Shana Pearlmutter

I see my mixed media artworks as psychological and biological specimen, a personal and universal mix of allusions, hurdles, and reflection. Fusing together organic forms, experimenting with the painted surface and building up layers of over-painting has become a launching point for my creativity as an artist.

Inquiries of cognitive connections, microscopic landscapes, and the tangents of memory show in the layers. Magnified worlds become social petri dishes that subtly comment on environmental health, body care, and the dynamics of human interaction. The viewer is encouraged to discover the ties between the ordinary and the sublime, between the industrial and the organic, between the disposable and the sacred. Neural synapses, optics, changing weather patterns and biological systems also enter the visual syntax that helps make my thoughts literal. In many ways these image sources become another metaphor for my fascination with the complexities and consequences of contemporary life.

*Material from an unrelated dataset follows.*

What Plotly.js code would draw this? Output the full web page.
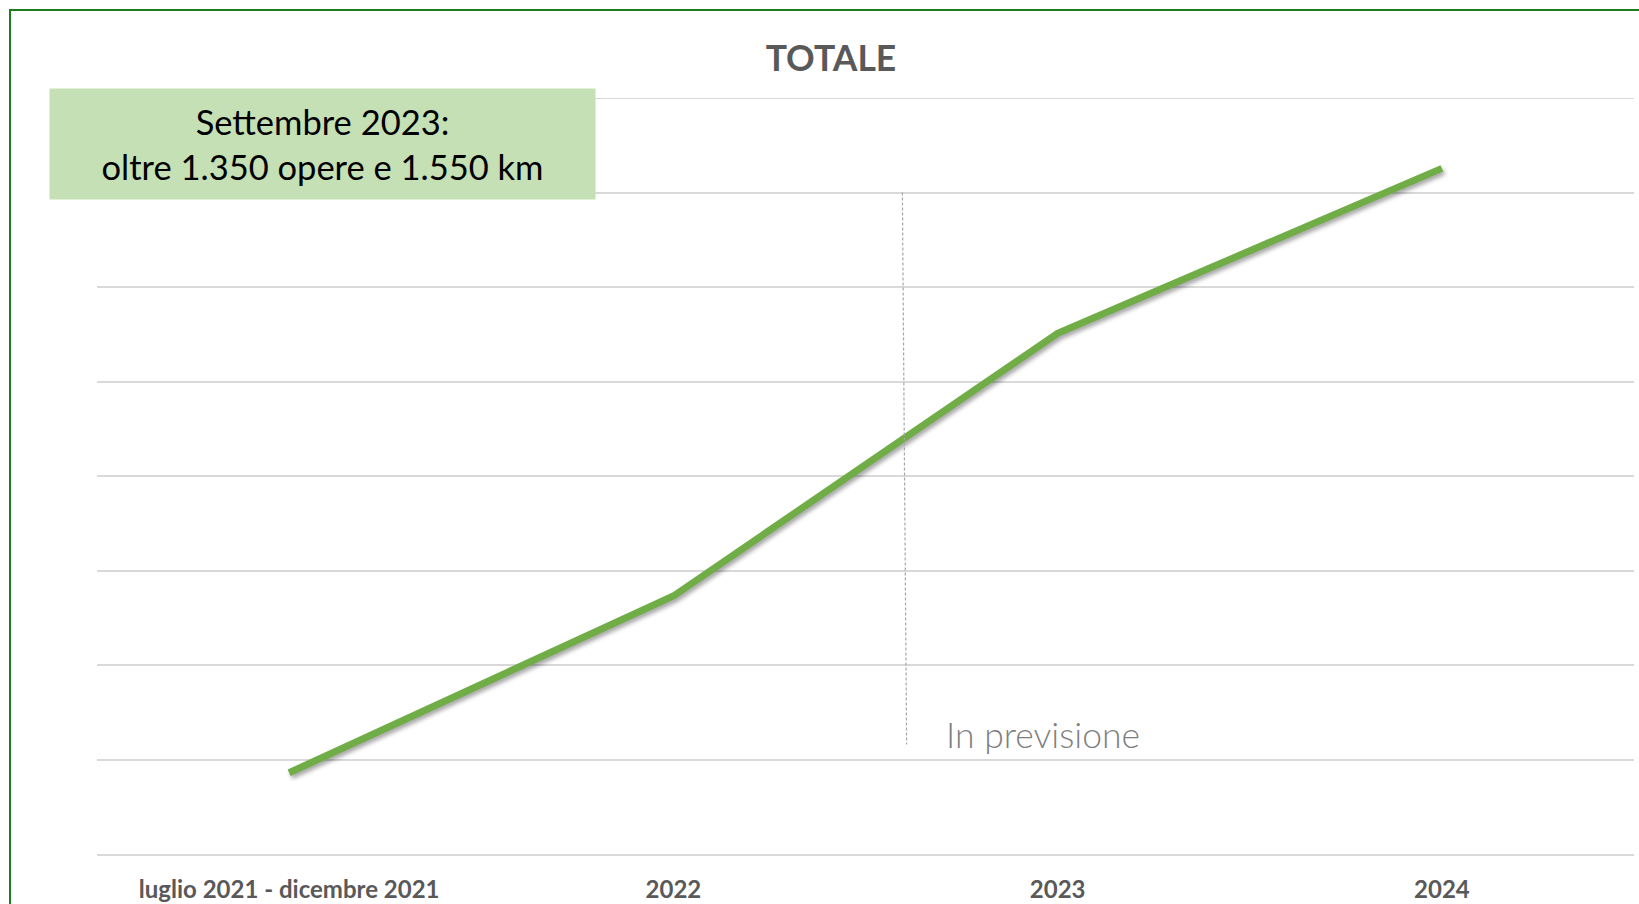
<!DOCTYPE html>
<html>
<head>
<meta charset="utf-8">
<script src="https://cdn.plot.ly/plotly-3.0.1.min.js"></script>
<style>
  html, body { margin: 0; padding: 0; background: #ffffff; overflow: hidden; }
  #wrap { position: relative; width: 1639px; height: 904px; }
  #chart { position: absolute; left: 0; top: 0; width: 1639px; height: 904px; }
  #frame { position: absolute; left: 9px; top: 9px; width: 1700px; height: 1000px;
           border: 2px solid #1e7b1e; box-sizing: border-box; pointer-events: none; }
  #chart .scatterlayer path.js-line { filter: drop-shadow(2px 3px 2px rgba(0,0,0,0.35)); }
</style>
</head>
<body>
<div id="wrap">
  <div id="chart"></div>
  <div id="frame"></div>
</div>
<script>
// ---- data ----
const categories = ["luglio 2021 - dicembre 2021", "2022", "2023", "2024"];
const totale = [172, 546, 1102, 1451];
const chartTitle = "TOTALE";
const boxText = "Settembre 2023:<br>oltre 1.350 opere e 1.550 km";
const forecastLabel = "In previsione";
const forecastStart = 1.596;   // position between 2022 and 2023 (category units)
const forecastEnd = 1.607;
const yMax = 1600;

const trace = {
  type: "scatter",
  mode: "lines",
  x: categories,
  y: totale,
  line: { color: "#70AD47", width: 7, shape: "linear" },
  hoverinfo: "skip",
  showlegend: false
};

const layout = {
  width: 1639,
  height: 904,
  paper_bgcolor: "#ffffff",
  plot_bgcolor: "#ffffff",
  margin: { l: 97, r: 5, t: 98, b: 50, pad: 0 },
  font: { family: "Lato", color: "#595959" },
  title: {
    text: chartTitle,
    font: { family: "Lato", size: 35.5, weight: "bold", color: "#595959" },
    xref: "container", x: 0.507, xanchor: "center",
    yref: "container", y: 0.935, yanchor: "middle"
  },
  xaxis: {
    type: "category",
    categoryorder: "array",
    categoryarray: categories,
    range: [-0.5, 3.5],
    showgrid: false,
    zeroline: false,
    showline: true,
    linecolor: "#d9d9d9",
    linewidth: 2,
    ticks: "",
    tickfont: { family: "Lato", size: 24, weight: "bold", color: "#595959" },
    ticklabelstandoff: 13,
    fixedrange: true
  },
  yaxis: {
    range: [0, yMax],
    dtick: 200,
    tick0: 0,
    showticklabels: false,
    ticks: "",
    showgrid: true,
    gridcolor: "#d9d9d9",
    gridwidth: 2,
    zeroline: false,
    showline: false,
    fixedrange: true
  },
  shapes: [
    {
      type: "line", xref: "paper", yref: "y", layer: "below",
      x0: 0, x1: 1, y0: yMax, y1: yMax,
      line: { color: "#d9d9d9", width: 2 }
    },
    {
      type: "line", xref: "x", yref: "y",
      x0: forecastStart, x1: forecastEnd, y0: 1400, y1: 232,
      line: { color: "#a6a6a6", width: 1.2, dash: "3px,2px" }
    }
  ],
  annotations: [
    {
      text: boxText,
      xref: "paper", yref: "paper",
      x: 0.1467, y: 0.939, xanchor: "center", yanchor: "middle",
      showarrow: false,
      bgcolor: "#C5E0B4",
      width: 545, height: 110,
      borderpad: 0,
      font: { family: "Lato", size: 34.5, color: "#000000" },
      align: "center"
    },
    {
      text: forecastLabel,
      xref: "x", yref: "y",
      x: 1.704, y: 253, xanchor: "left", yanchor: "middle",
      showarrow: false,
      font: { family: "Lato", size: 35.5, weight: 300, color: "#7f7f7f" }
    }
  ]
};

Plotly.newPlot("chart", [trace], layout, { displayModeBar: false, staticPlot: true });
</script>
</body>
</html>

Since my recent visits to Morocco and marriage to my Moroccan partner, I have adapted the ancient art of henna into my visual language as a symbol of the intertwining of nature, veins, storylines and the life that lives in the cracks. The ornamental henna is also connected to my Jewish heritage. Throughout history, it has been drawn to celebrate joyous collective events, issue protection or consider the power of superstition. Integrating the botanical and geometric repeating henna styles into my work is a way for me to: find meaningful visual symbols that represents this important cultural shift in my life and to pay tribute to the precious tradition of henna that has been continued by Semitic women since 3000 BCE and is today, used in many of the same ways to signify important thresholds of life.

This painting is a heart mind snapshot of the multidimensional envisioning I held during COVID, imagining where the dearly departed soul of my beloved mother, Jan Pearlmutter was hovering, floating, inspiring and loving for the world she held so closely to her heart as an artist herself.